### AIM
Without the pictures, extract every line from the start of the material to the line containing "plt.rcParams['font.family'] = ['Liberation", both ends included.

----

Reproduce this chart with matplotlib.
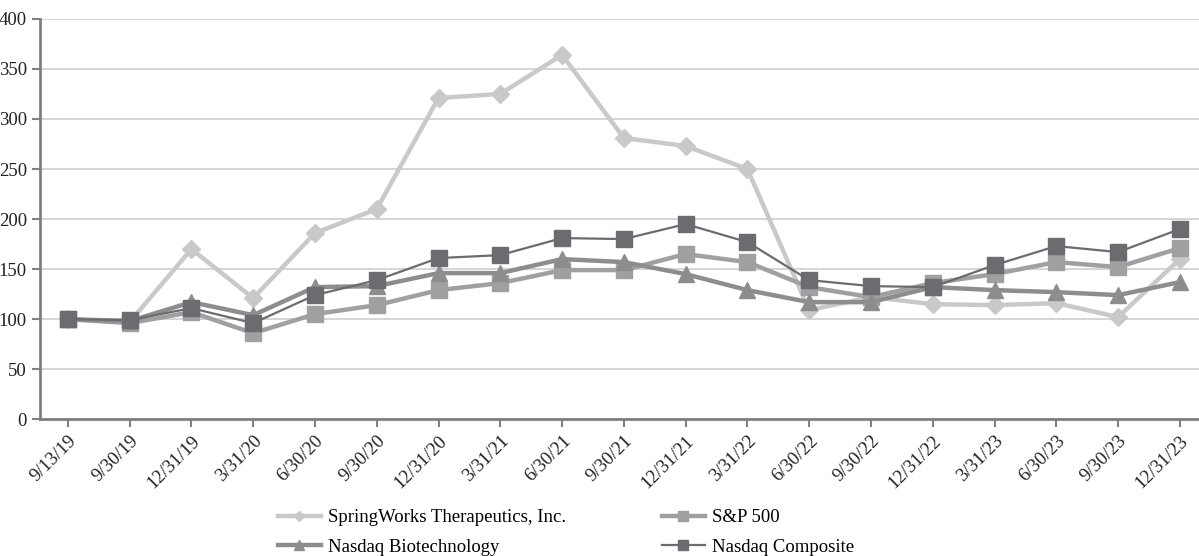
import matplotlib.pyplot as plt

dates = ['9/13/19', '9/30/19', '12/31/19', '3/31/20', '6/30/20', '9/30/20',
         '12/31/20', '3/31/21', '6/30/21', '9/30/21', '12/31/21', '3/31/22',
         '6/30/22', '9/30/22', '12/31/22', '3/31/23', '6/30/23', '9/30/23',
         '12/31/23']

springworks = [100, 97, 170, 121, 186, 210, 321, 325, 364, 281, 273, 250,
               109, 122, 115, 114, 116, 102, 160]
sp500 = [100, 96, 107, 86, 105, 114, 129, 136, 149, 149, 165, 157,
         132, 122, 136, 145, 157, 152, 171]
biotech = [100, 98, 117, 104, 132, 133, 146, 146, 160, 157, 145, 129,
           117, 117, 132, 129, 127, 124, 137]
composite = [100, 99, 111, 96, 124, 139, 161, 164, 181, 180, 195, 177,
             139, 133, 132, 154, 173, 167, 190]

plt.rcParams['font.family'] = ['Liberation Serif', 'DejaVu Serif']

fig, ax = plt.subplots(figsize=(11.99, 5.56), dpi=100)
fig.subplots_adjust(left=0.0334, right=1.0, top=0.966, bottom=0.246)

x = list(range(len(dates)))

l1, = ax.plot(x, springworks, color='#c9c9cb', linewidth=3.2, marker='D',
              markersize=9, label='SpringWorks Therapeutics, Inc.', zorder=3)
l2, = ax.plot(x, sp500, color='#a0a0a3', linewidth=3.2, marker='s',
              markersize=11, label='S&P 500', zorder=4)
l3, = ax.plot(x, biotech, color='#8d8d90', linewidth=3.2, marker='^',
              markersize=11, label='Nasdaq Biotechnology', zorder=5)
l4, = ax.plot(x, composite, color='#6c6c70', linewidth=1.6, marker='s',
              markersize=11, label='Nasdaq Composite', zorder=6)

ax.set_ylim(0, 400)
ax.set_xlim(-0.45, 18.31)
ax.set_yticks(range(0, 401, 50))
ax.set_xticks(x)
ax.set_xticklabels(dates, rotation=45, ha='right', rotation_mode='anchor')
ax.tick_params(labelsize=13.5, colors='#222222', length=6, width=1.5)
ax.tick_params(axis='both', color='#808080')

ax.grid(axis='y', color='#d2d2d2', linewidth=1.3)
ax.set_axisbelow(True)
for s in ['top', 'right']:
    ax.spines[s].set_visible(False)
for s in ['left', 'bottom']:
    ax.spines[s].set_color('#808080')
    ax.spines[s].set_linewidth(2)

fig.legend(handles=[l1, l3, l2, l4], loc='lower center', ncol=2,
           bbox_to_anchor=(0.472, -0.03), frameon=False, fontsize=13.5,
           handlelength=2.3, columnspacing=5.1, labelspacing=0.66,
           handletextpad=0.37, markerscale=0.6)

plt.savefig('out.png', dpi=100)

----

### WRITTEN RESPONSE
Reproduce this chart with matplotlib.
import matplotlib.pyplot as plt

dates = ['9/13/19', '9/30/19', '12/31/19', '3/31/20', '6/30/20', '9/30/20',
         '12/31/20', '3/31/21', '6/30/21', '9/30/21', '12/31/21', '3/31/22',
         '6/30/22', '9/30/22', '12/31/22', '3/31/23', '6/30/23', '9/30/23',
         '12/31/23']

springworks = [100, 97, 170, 121, 186, 210, 321, 325, 364, 281, 273, 250,
               109, 122, 115, 114, 116, 102, 160]
sp500 = [100, 96, 107, 86, 105, 114, 129, 136, 149, 149, 165, 157,
         132, 122, 136, 145, 157, 152, 171]
biotech = [100, 98, 117, 104, 132, 133, 146, 146, 160, 157, 145, 129,
           117, 117, 132, 129, 127, 124, 137]
composite = [100, 99, 111, 96, 124, 139, 161, 164, 181, 180, 195, 177,
             139, 133, 132, 154, 173, 167, 190]

plt.rcParams['font.family'] = ['Liberation Serif', 'DejaVu Serif']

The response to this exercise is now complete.